No Brasil de Bolsonaro, direitos e empregos são mutuamente excludentes
"O Brasil é o país dos direitos, só não tem emprego." Em uma live no Facebook, nesta sexta (9), ao defender a Reforma da Previdência, Jair Bolsonaro repetiu uma dualidade que usou durante a campanha, de que direitos e empregos são mutuamente excludentes.
"Os empresários estão falando isso. Ou tem emprego e menos direitos, ou tem direito e menos empregos", afirmou.
Disse que não vai tirar os direitos trabalhistas previstos no artigo 7o da Constituição Federal – "não vou dar murro em ponta de faca". Mas há outras formas de limitar a qualidade de vida dos trabalhadores para além de mudanças constitucionais.
Em seu programa de governo, Bolsonaro propôs a criação de uma categoria que estaria sujeita a menos proteção que as demais. "Criaremos uma nova carteira de trabalho verde e amarela, voluntária, para novos trabalhadores. Assim, todo jovem que ingresse no mercado de trabalho poderá escolher entre um vínculo empregatício baseado na carteira de trabalho tradicional (azul) – mantendo o ordenamento jurídico atual –, ou uma carteira de trabalho verde e amarela (onde o contrato individual prevalece sobre a CLT, mantendo todos os direitos constitucionais)."
Como disse aqui na época, pelo que está indicado, Bolsonaro pretende liberar o empregador do cumprimento de toda e qualquer proteção prevista em outras leis, desde que não esteja na Constituição, bastando para isso a concordância do candidato a uma vaga.
Poucos discordam que a livre elaboração de um contrato, com direitos e deveres de ambas as partes, postos na mesa de forma igual e equilibrada, é a situação ideal.
O problema é que um contrato individual pode ser firmado tanto em benefício do trabalhador quanto em seu prejuízo – neste último caso, envolvendo principalmente indivíduos economicamente vulneráveis. E aí reside o problema.
Isso vai ao encontro do que ele afirmou em sabatina a empresários em julho, que, por sua vez, está alinhado com a live desta sexta: "O trabalhador vai ter que decidir se quer menos direitos e emprego, ou todos os direitos e desemprego".
A Reforma Trabalhista permitiu que, desde novembro do ano passado, a negociação entre patrões e empregados ficasse acima do que diz a CLT. Ela, porém, limita os temas em que isso pode acontecer e afirma que a decisão deve ser tomada de forma coletiva, através de sindicatos. Pois, no desespero, diante da dificuldade de conseguir um trabalho, um indivíduo pode ser pressionado, objetivamente ou pelas circunstâncias, a ceder e abrir mão de proteções conquistadas com muita negociação ao longo de décadas.

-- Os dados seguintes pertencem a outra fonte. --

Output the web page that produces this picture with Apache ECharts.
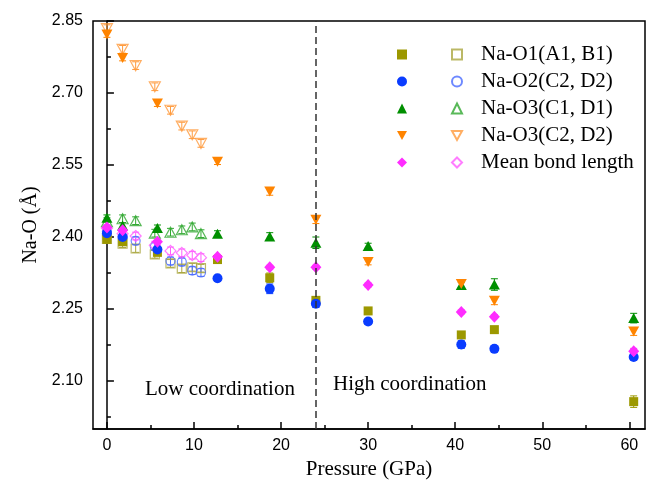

Para esses trabalhadores "verde e amarelos" seriam garantidos os direitos previstos na Constituição Federal, como férias e 13o salário, mas ficariam de fora conquistas obtidas ao longo dos últimos 70 anos e registradas na CLT. Como aquelas que dizem respeito à proteção à saúde e à segurança, questões sobre o descanso e a jornada de trabalho, regras para demissão de empregados, por exemplo.
Para muitas pessoas, uma proposta como essa significa o fim da tutela do Estado sobre os trabalhadores, dando a eles mais liberdade. Contudo, da forma como está posta, representa mais o enfraquecimento da fiscalização sobre alguns empregadores, permitindo que avancem sobre um terreno hoje proibido em nome da competitividade.
Fiscalização que deve desidratar caso a proposta de extinção do Ministério do Trabalho não seja mais uma bravata.
O Brasil precisa rediscutir sua Previdência, tanto a dos trabalhadores do regime geral quanto os do setor público, devido ao crescimento da expectativa de vida. Mas de uma forma que não coloque em risco a dignidade dos que menos têm.
Diante do histórico do país, que mostrou geração de empregos formais convivendo com direitos trabalhistas e proteção à saúde e à segurança da mão de obra, a dúvida é se o presidente eleito acha que realmente é impossível as duas coisas coexistirem ou simplesmente não sabe como fazer isso.